DIRECTIONS FOR THIS TASK
Return each line of the listing below, unchanged, and omit the images.

INFORMATION SUPPLIED
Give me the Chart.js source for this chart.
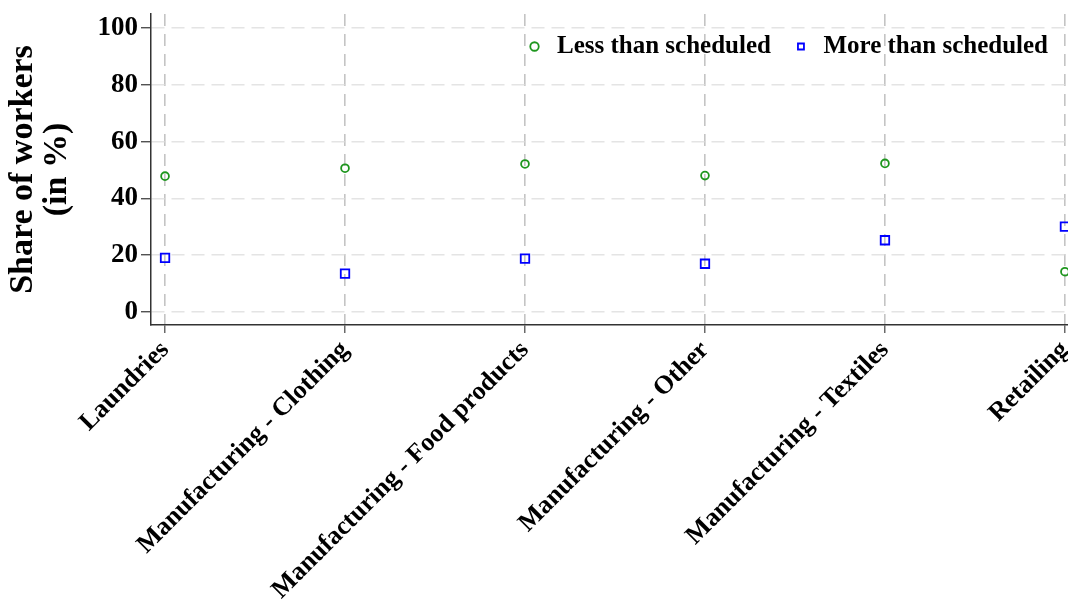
<!DOCTYPE html>
<html lang="en">
<head>
    <meta charset="UTF-8">
    <title>Share of workers</title>
    <script src="https://cdn.jsdelivr.net/npm/chart.js@4.4.1/dist/chart.umd.min.js"></script>
    <style>
        html, body {
            margin: 0;
            overflow: hidden;
            background: #fff;
        }

        #wrap {
            width: 1068px;
            height: 600px;
        }
    </style>
</head>
<body>

<div id="wrap">
    <canvas id="chart"></canvas>
</div>

<script>
    let categories = [
        'Laundries',
        'Manufacturing - Clothing',
        'Manufacturing - Food products',
        'Manufacturing - Other',
        'Manufacturing - Textiles',
        'Retailing',
    ]
    let lessThanScheduled = [47.8, 50.6, 52.1, 48.0, 52.3, 14.1]
    let moreThanScheduled = [19.0, 13.4, 18.7, 16.9, 25.2, 30.0]
    let yTicks = [0, 20, 40, 60, 80, 100]

    let serif = 'Liberation Serif, Times New Roman, serif'
    let green = 'rgb(30,150,30)'
    let blue = 'rgb(0,0,255)'

    function points(values) {
        return values.map((value, index) => ({x: index, y: value}))
    }

    // the legend sits inside the plot area: it takes no room in the layout,
    // then gets its real height back so that it is drawn
    let legendInside = {
        id: 'legendInside',
        beforeLayout(chart) {
            let legend = chart.legend
            if (legend && !legend._inside) {
                let fit = legend.fit
                legend.fit = function () {
                    fit.call(this)
                    this._fullHeight = this.height
                    this.height = 0
                }
                legend._inside = true
            }
        },
        afterLayout(chart) {
            let legend = chart.legend
            if (legend && legend._fullHeight) {
                legend.height = legend._fullHeight
                legend.bottom = legend.top + legend.height
            }
        },
    }

    let ctx = document.getElementById('chart').getContext('2d')
    let chart = new Chart(ctx, {
        type: 'scatter',
        data: {
            datasets: [
                {
                    label: 'Less than scheduled',
                    data: points(lessThanScheduled),
                    pointStyle: 'circle',
                    pointRadius: 3.9,
                    pointBorderWidth: 1.8,
                    borderColor: green,
                    backgroundColor: 'rgba(0,0,0,0)',
                    clip: false,
                },
                {
                    label: 'More than scheduled',
                    data: points(moreThanScheduled),
                    pointStyle: 'rect',
                    pointRadius: 6,
                    pointBorderWidth: 1.8,
                    borderColor: blue,
                    backgroundColor: 'rgba(0,0,0,0)',
                    clip: false,
                },
            ],
        },
        options: {
            responsive: true,
            maintainAspectRatio: false,
            animation: false,
            layout: {
                autoPadding: false,
                padding: {top: 14, right: 0, left: 0, bottom: 0},
            },
            scales: {
                x: {
                    type: 'linear',
                    min: -0.078,
                    max: 5.017,
                    afterBuildTicks: scale => {
                        scale.ticks = categories.map((name, index) => ({value: index}))
                    },
                    afterFit: scale => {
                        scale.height = 275
                        scale.paddingLeft = 0
                        scale.paddingRight = 0
                    },
                    ticks: {
                        autoSkip: false,
                        minRotation: 45,
                        maxRotation: 45,
                        padding: 2,
                        color: '#000',
                        font: {family: serif, size: 26, weight: 'bold'},
                        callback: value => categories[value],
                    },
                    grid: {
                        color: '#c4c4c4',
                        lineWidth: 1.6,
                        tickColor: '#444',
                        tickWidth: 1.2,
                        tickLength: 8,
                        tickBorderDash: [],
                    },
                    border: {
                        color: '#333',
                        width: 1.5,
                        dash: [12, 8],
                    },
                },
                y: {
                    min: -4.7,
                    max: 105,
                    afterBuildTicks: scale => {
                        scale.ticks = yTicks.map(value => ({value: value}))
                    },
                    afterFit: scale => {
                        scale.width = 151
                        scale.paddingTop = 0
                        scale.paddingBottom = 0
                    },
                    ticks: {
                        padding: 3,
                        color: '#000',
                        font: {family: serif, size: 27, weight: 'bold'},
                    },
                    grid: {
                        color: '#e4e4e4',
                        lineWidth: 1.5,
                        tickColor: '#333',
                        tickWidth: 1.2,
                        tickLength: 10,
                        tickBorderDash: [],
                    },
                    border: {
                        color: '#333',
                        width: 1.5,
                        dash: [13, 7],
                    },
                    title: {
                        display: true,
                        text: ['Share of workers', '(in %)'],
                        color: '#000',
                        font: {family: serif, size: 34, weight: 'bold', lineHeight: 1.0},
                        padding: {top: 6, bottom: 0},
                    },
                },
            },
            plugins: {
                tooltip: {enabled: false},
                legend: {
                    position: 'top',
                    align: 'end',
                    fullSize: false,
                    labels: {
                        usePointStyle: true,
                        boxWidth: 20,
                        boxHeight: 6,
                        padding: 20,
                        color: '#000',
                        font: {family: serif, size: 25, weight: 'bold'},
                    },
                },
            },
        },
        plugins: [legendInside],
    })
</script>
</body>
</html>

WRITTEN RESPONSE
Give me the Chart.js source for this chart.
<!DOCTYPE html>
<html lang="en">
<head>
    <meta charset="UTF-8">
    <title>Share of workers</title>
    <script src="https://cdn.jsdelivr.net/npm/chart.js@4.4.1/dist/chart.umd.min.js"></script>
    <style>
        html, body {
            margin: 0;
            overflow: hidden;
            background: #fff;
        }

        #wrap {
            width: 1068px;
            height: 600px;
        }
    </style>
</head>
<body>

<div id="wrap">
    <canvas id="chart"></canvas>
</div>

<script>
    let categories = [
        'Laundries',
        'Manufacturing - Clothing',
        'Manufacturing - Food products',
        'Manufacturing - Other',
        'Manufacturing - Textiles',
        'Retailing',
    ]
    let lessThanScheduled = [47.8, 50.6, 52.1, 48.0, 52.3, 14.1]
    let moreThanScheduled = [19.0, 13.4, 18.7, 16.9, 25.2, 30.0]
    let yTicks = [0, 20, 40, 60, 80, 100]

    let serif = 'Liberation Serif, Times New Roman, serif'
    let green = 'rgb(30,150,30)'
    let blue = 'rgb(0,0,255)'

    function points(values) {
        return values.map((value, index) => ({x: index, y: value}))
    }

    // the legend sits inside the plot area: it takes no room in the layout,
    // then gets its real height back so that it is drawn
    let legendInside = {
        id: 'legendInside',
        beforeLayout(chart) {
            let legend = chart.legend
            if (legend && !legend._inside) {
                let fit = legend.fit
                legend.fit = function () {
                    fit.call(this)
                    this._fullHeight = this.height
                    this.height = 0
                }
                legend._inside = true
            }
        },
        afterLayout(chart) {
            let legend = chart.legend
            if (legend && legend._fullHeight) {
                legend.height = legend._fullHeight
                legend.bottom = legend.top + legend.height
            }
        },
    }

    let ctx = document.getElementById('chart').getContext('2d')
    let chart = new Chart(ctx, {
        type: 'scatter',
        data: {
            datasets: [
                {
                    label: 'Less than scheduled',
                    data: points(lessThanScheduled),
                    pointStyle: 'circle',
                    pointRadius: 3.9,
                    pointBorderWidth: 1.8,
                    borderColor: green,
                    backgroundColor: 'rgba(0,0,0,0)',
                    clip: false,
                },
                {
                    label: 'More than scheduled',
                    data: points(moreThanScheduled),
                    pointStyle: 'rect',
                    pointRadius: 6,
                    pointBorderWidth: 1.8,
                    borderColor: blue,
                    backgroundColor: 'rgba(0,0,0,0)',
                    clip: false,
                },
            ],
        },
        options: {
            responsive: true,
            maintainAspectRatio: false,
            animation: false,
            layout: {
                autoPadding: false,
                padding: {top: 14, right: 0, left: 0, bottom: 0},
            },
            scales: {
                x: {
                    type: 'linear',
                    min: -0.078,
                    max: 5.017,
                    afterBuildTicks: scale => {
                        scale.ticks = categories.map((name, index) => ({value: index}))
                    },
                    afterFit: scale => {
                        scale.height = 275
                        scale.paddingLeft = 0
                        scale.paddingRight = 0
                    },
                    ticks: {
                        autoSkip: false,
                        minRotation: 45,
                        maxRotation: 45,
                        padding: 2,
                        color: '#000',
                        font: {family: serif, size: 26, weight: 'bold'},
                        callback: value => categories[value],
                    },
                    grid: {
                        color: '#c4c4c4',
                        lineWidth: 1.6,
                        tickColor: '#444',
                        tickWidth: 1.2,
                        tickLength: 8,
                        tickBorderDash: [],
                    },
                    border: {
                        color: '#333',
                        width: 1.5,
                        dash: [12, 8],
                    },
                },
                y: {
                    min: -4.7,
                    max: 105,
                    afterBuildTicks: scale => {
                        scale.ticks = yTicks.map(value => ({value: value}))
                    },
                    afterFit: scale => {
                        scale.width = 151
                        scale.paddingTop = 0
                        scale.paddingBottom = 0
                    },
                    ticks: {
                        padding: 3,
                        color: '#000',
                        font: {family: serif, size: 27, weight: 'bold'},
                    },
                    grid: {
                        color: '#e4e4e4',
                        lineWidth: 1.5,
                        tickColor: '#333',
                        tickWidth: 1.2,
                        tickLength: 10,
                        tickBorderDash: [],
                    },
                    border: {
                        color: '#333',
                        width: 1.5,
                        dash: [13, 7],
                    },
                    title: {
                        display: true,
                        text: ['Share of workers', '(in %)'],
                        color: '#000',
                        font: {family: serif, size: 34, weight: 'bold', lineHeight: 1.0},
                        padding: {top: 6, bottom: 0},
                    },
                },
            },
            plugins: {
                tooltip: {enabled: false},
                legend: {
                    position: 'top',
                    align: 'end',
                    fullSize: false,
                    labels: {
                        usePointStyle: true,
                        boxWidth: 20,
                        boxHeight: 6,
                        padding: 20,
                        color: '#000',
                        font: {family: serif, size: 25, weight: 'bold'},
                    },
                },
            },
        },
        plugins: [legendInside],
    })
</script>
</body>
</html>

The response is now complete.